What has (this work) taught you about human nature, about human beings?

“Man hasn’t changed through time," Harn says. "We are mirror images of all of the people who have come before. We have the same fears, same hopes same needs and same prejudices. It’s mirrored here clear back to the beginning of time.”

Even when the museum closes its doors to the public, its artifacts and exhibits locked inside, Harn says his archeological research will go on.

"I have moved my library, I’ve duplicated my personal scientific records I’ve made on my own time,  I’ve transferred all of those to my home over at my farm. And the day this place closes, my research will continue.”

Harn plans to continue his research on what is known as the Larson Site.

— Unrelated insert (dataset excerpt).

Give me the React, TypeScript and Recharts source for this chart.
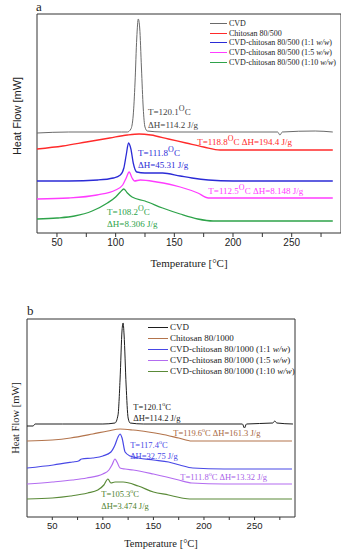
import React from "react"
import { LineChart, Line, XAxis, YAxis, ReferenceArea, ReferenceDot } from "recharts"

const serif = '"Liberation Serif", "DejaVu Serif", serif'
const sans = '"Liberation Sans", Arial, sans-serif'

// panel a (chitosan 80/500) - heat flow values are offset curves, arbitrary units
const cvdAT = [33, 60, 90, 105, 110, 113, 115, 116.5, 118, 119.3, 120.5, 122, 123.5, 125, 127, 140, 200, 238, 240, 242, 270, 285]
const cvdAV = [100, 101, 101, 101, 101, 104, 118, 150, 195, 214, 205, 165, 125, 106, 102, 101, 101, 101, 98, 101, 102, 101]
const chiAT = [33, 55, 75, 95, 110, 120, 130, 145, 160, 175, 189, 230, 285]
const chiAV = [84, 87, 91, 95, 98, 99, 98, 94, 90, 86, 83, 83, 83]
const m11AT = [33, 60, 85, 98, 104, 107, 109, 111, 113, 115, 118, 125, 140, 155, 165, 179, 200, 285]
const m11AV = [52, 52, 53, 55, 58, 65, 78, 90, 84, 70, 61, 60, 60, 57, 55, 53, 52, 52]
const m15AT = [33, 60, 84, 100, 106, 109, 111.5, 114, 116, 121, 135, 155, 170, 179, 200, 285]
const m15AV = [34, 35, 38, 43, 48, 55, 61, 55, 52, 53, 51, 46, 40, 35, 35, 35]
const m110AT = [33, 50, 65, 80, 93, 100, 104, 107, 110, 114, 125, 140, 155, 170, 183, 220, 285]
const m110AV = [14, 15, 17, 22, 30, 36, 41, 44, 40, 36, 32, 25, 19, 14, 12, 12, 12]

// panel b (chitosan 80/1000)
const cvdBT = [25, 31, 33, 60, 100, 112, 115, 117, 119, 120, 121, 123, 125, 127, 140, 238, 240, 242, 268, 270, 272, 288]
const cvdBV = [91, 91, 93, 93, 93, 94, 102, 137, 187, 194, 182, 132, 99, 94, 93, 93, 89, 93, 94, 96, 94, 93]
const chiBT = [25, 50, 68, 90, 105, 117, 130, 145, 157, 175, 188, 230, 287]
const chiBV = [76, 77, 79, 83, 86, 88, 87, 85, 83, 79, 76, 76, 76]
const m11BT = [25, 51, 70, 76, 79, 90, 100, 108, 112, 115, 117, 119, 122, 127, 135, 150, 165, 176, 189, 220, 287]
const m11BV = [49, 52, 55, 56, 58, 59, 61, 65, 72, 80, 83, 79, 65, 61, 59, 57, 55, 52, 49, 48, 48]
const m15BT = [25, 50, 70, 84, 100, 106, 109, 112, 114, 117, 122, 130, 150, 163, 175, 188, 220, 287]
const m15BV = [33, 35, 37, 39, 43, 47, 52, 58, 55, 49, 48, 47, 43, 40, 37, 34, 33, 33]
const m110BT = [25, 50, 68, 85, 95, 101, 105, 108, 112, 120, 135, 150, 165, 178, 186, 230, 287]
const m110BV = [18, 19, 21, 24, 27, 32, 38, 34, 35, 35, 31, 25, 22, 19, 18, 18, 18]

const tempTicks = [50, 75, 100, 125, 150, 175, 200, 225, 250, 275]

const zip = (t: number[], v: number[]) => t.map((x, i) => ({ t: x, v: v[i] }))

const seriesA = [
  { name: "CVD", color: "#6a6a6a", data: zip(cvdAT, cvdAV), w: 1 },
  { name: "Chitosan 80/500", color: "#ff2a2a", data: zip(chiAT, chiAV), w: 1.3 },
  { name: "CVD-chitosan 80/500 (1:1 w/w)", color: "#2b2bd6", data: zip(m11AT, m11AV), w: 1.3 },
  { name: "CVD-chitosan 80/500 (1:5 w/w)", color: "#ff3cff", data: zip(m15AT, m15AV), w: 1.3 },
  { name: "CVD-chitosan 80/500 (1:10 w/w)", color: "#2ea34a", data: zip(m110AT, m110AV), w: 1.3 },
]

const seriesB = [
  { name: "CVD", color: "#1e1e1e", data: zip(cvdBT, cvdBV), w: 1 },
  { name: "Chitosan 80/1000", color: "#b3744c", data: zip(chiBT, chiBV), w: 1.2 },
  { name: "CVD-chitosan 80/1000 (1:1 w/w)", color: "#4848e6", data: zip(m11BT, m11BV), w: 1.2 },
  { name: "CVD-chitosan 80/1000 (1:5 w/w)", color: "#b36cf0", data: zip(m15BT, m15BV), w: 1.2 },
  { name: "CVD-chitosan 80/1000 (1:10 w/w)", color: "#5a8a38", data: zip(m110BT, m110BV), w: 1.2 },
]

type Note = { t: number; v: number; pre: string; post?: string; color: string }

const notesA: Note[] = [
  { t: 127.6, v: 118, pre: "T=120.1", post: "C", color: "#444" },
  { t: 127.6, v: 105, pre: "ΔH=114.2 J/g", color: "#444" },
  { t: 169.5, v: 88, pre: "T=118.8", post: "C ΔH=194.4 J/g", color: "#ff2a2a" },
  { t: 119, v: 77, pre: "T=111.8", post: "C", color: "#2b2bd6" },
  { t: 119, v: 65, pre: "ΔH=45.31 J/g", color: "#2b2bd6" },
  { t: 179, v: 39, pre: "T=112.5", post: "C ΔH=8.148 J/g", color: "#ff3cff" },
  { t: 92.7, v: 18, pre: "T=108.2", post: "C", color: "#2ea34a" },
  { t: 92.7, v: 6, pre: "ΔH=8.306 J/g", color: "#2ea34a" },
]

const notesB: Note[] = [
  { t: 130, v: 107, pre: "T=120.1", post: "C", color: "#222" },
  { t: 130, v: 96, pre: "ΔH=114.2 J/g", color: "#222" },
  { t: 169.6, v: 81, pre: "T=119.6", post: "C ΔH=161.3 J/g", color: "#a8663e" },
  { t: 127, v: 69, pre: "T=117.4", post: "C", color: "#4848e6" },
  { t: 127, v: 58, pre: "ΔH=32.75 J/g", color: "#4848e6" },
  { t: 176.5, v: 37, pre: "T=111.8", post: "C ΔH=13.32 J/g", color: "#a95fe8" },
  { t: 98.4, v: 20, pre: "T=105.3", post: "C", color: "#4f8230" },
  { t: 98.4, v: 8, pre: "ΔH=3.474 J/g", color: "#4f8230" },
]

function NoteText({ cx, cy, note, size, sup, supChar }: any) {
  return (
    <text x={cx} y={cy} fill={note.color} fontSize={size} fontFamily={serif}>
      {note.pre}
      {note.post !== undefined && (
        <>
          <tspan dy={-size * 0.45} fontSize={sup}>{supChar}</tspan>
          <tspan dy={size * 0.45}>{note.post}</tspan>
        </>
      )}
    </text>
  )
}

function LegendName({ name }: { name: string }) {
  const i = name.indexOf("w/w")
  if (i < 0) return <>{name}</>
  return (
    <>
      {name.slice(0, i)}
      <i>w/w</i>
      {name.slice(i + 3)}
    </>
  )
}

function Panel(p: any) {
  return (
    <div style={{ position: "absolute", left: 0, top: p.top, width: 341, height: p.height }}>
      <LineChart width={341} height={p.height} margin={p.margin}>
        <XAxis
          type="number"
          dataKey="t"
          domain={p.xd}
          allowDataOverflow
          ticks={tempTicks}
          interval={0}
          tickFormatter={(v: number) => (v % 50 === 0 ? String(v) : "")}
          height={p.xh}
          tickSize={p.tickSize}
          axisLine={false}
          tickLine={{ stroke: "#333" }}
          tick={{ fontSize: p.tickFont, fontFamily: sans, fill: "#222" }}
          label={{
            value: "Temperature [°C]",
            position: "insideBottom",
            offset: p.titleOffset,
            style: { fontSize: p.titleFont, fontFamily: serif, fill: "#222" },
          }}
        />
        <YAxis type="number" domain={p.yd} allowDataOverflow hide />
        <ReferenceArea x1={p.xd[0]} x2={p.xd[1]} y1={p.yd[0]} y2={p.yd[1]} fill="none" stroke="#333" strokeWidth={1} ifOverflow="visible" />
        {p.series.map((s: any) => (
          <Line
            key={s.name}
            data={s.data}
            dataKey="v"
            type="monotone"
            stroke={s.color}
            strokeWidth={s.w}
            dot={false}
            isAnimationActive={false}
          />
        ))}
        {p.notes.map((n: Note, i: number) => (
          <ReferenceDot
            key={i}
            x={n.t}
            y={n.v}
            r={0}
            ifOverflow="visible"
            shape={(sp: any) => <NoteText {...sp} note={n} size={p.noteFont} sup={p.supFont} supChar={p.supChar} />}
          />
        ))}
      </LineChart>
      <div style={{ position: "absolute", left: p.legendX, top: p.legendY, fontFamily: serif, fontSize: p.legendFont, color: "#222" }}>
        {p.series.map((s: any) => (
          <div key={s.name} style={{ display: "flex", alignItems: "center", height: p.legendRow, whiteSpace: "nowrap" }}>
            <span style={{ display: "inline-block", width: p.legendLine, height: 1, background: s.color, marginRight: 2 }} />
            <span><LegendName name={s.name} /></span>
          </div>
        ))}
      </div>
      <div
        style={{
          position: "absolute",
          left: p.yLabelX,
          top: p.yLabelY,
          transform: "translate(-50%, -50%) rotate(-90deg)",
          fontFamily: p.yLabelFamily,
          fontSize: p.yLabelFont,
          color: "#222",
          whiteSpace: "nowrap",
        }}
      >
        Heat Flow [mW]
      </div>
      <div style={{ position: "absolute", left: p.tagX, top: p.tagY, fontFamily: serif, fontSize: 13, color: "#222", lineHeight: 1 }}>
        {p.tag}
      </div>
    </div>
  )
}

export default function App() {
  return (
    <div style={{ position: "absolute", left: 0, top: 0, width: 341, height: 550, background: "#fff", overflow: "hidden" }}>
      <Panel
        top={0}
        height={275}
        margin={{ top: 14, right: 0, bottom: 0, left: 37 }}
        xd={[33, 292]}
        yd={[0, 219]}
        xh={42}
        tickSize={4}
        tickFont={10}
        titleFont={11}
        titleOffset={8}
        series={seriesA}
        notes={notesA}
        noteFont={9}
        supFont={8}
        supChar="O"
        legendX={210}
        legendY={19}
        legendRow={9.6}
        legendLine={17}
        legendFont={8}
        yLabelX={17}
        yLabelY={116}
        yLabelFamily={sans}
        yLabelFont={11}
        tag="a"
        tagX={36}
        tagY={0}
      />
      <Panel
        top={270}
        height={280}
        margin={{ top: 49, right: 46, bottom: 0, left: 27 }}
        xd={[25, 290]}
        yd={[0, 198]}
        xh={33}
        tickSize={3}
        tickFont={9.5}
        titleFont={10.5}
        titleOffset={3}
        series={seriesB}
        notes={notesB}
        noteFont={8.5}
        supFont={6}
        supChar="o"
        legendX={148}
        legendY={51.5}
        legendRow={11}
        legendLine={20}
        legendFont={9}
        yLabelX={15}
        yLabelY={148}
        yLabelFamily={serif}
        yLabelFont={10.5}
        tag="b"
        tagX={27}
        tagY={34}
      />
    </div>
  )
}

It was an Indian settlement of about a thousand inhabitants dating from the mid- 1200s located on a bluff a mile west of the Dickson mounds. The houses all burned, but now buried partially beneath a modern-day cemetery, a treasure trove of artifacts and history wait to be examined. 

Harn: “The great thing about that site is when the village burned, no one was able to get back in and save anything, so all the artifacts are lying on the house floors in the positions in which they were being used in life. It essentially fossilized a segment of the community where you can view it at one time in its history when that day stopped and time stood still, much like in Pompei.”

It will be a return in time of sorts for Harn as well, who first worked on the Larson Site in 1964. He says an archeologist’s work is never really done. That's because the work, according to Harn, is not a job. It's a passion."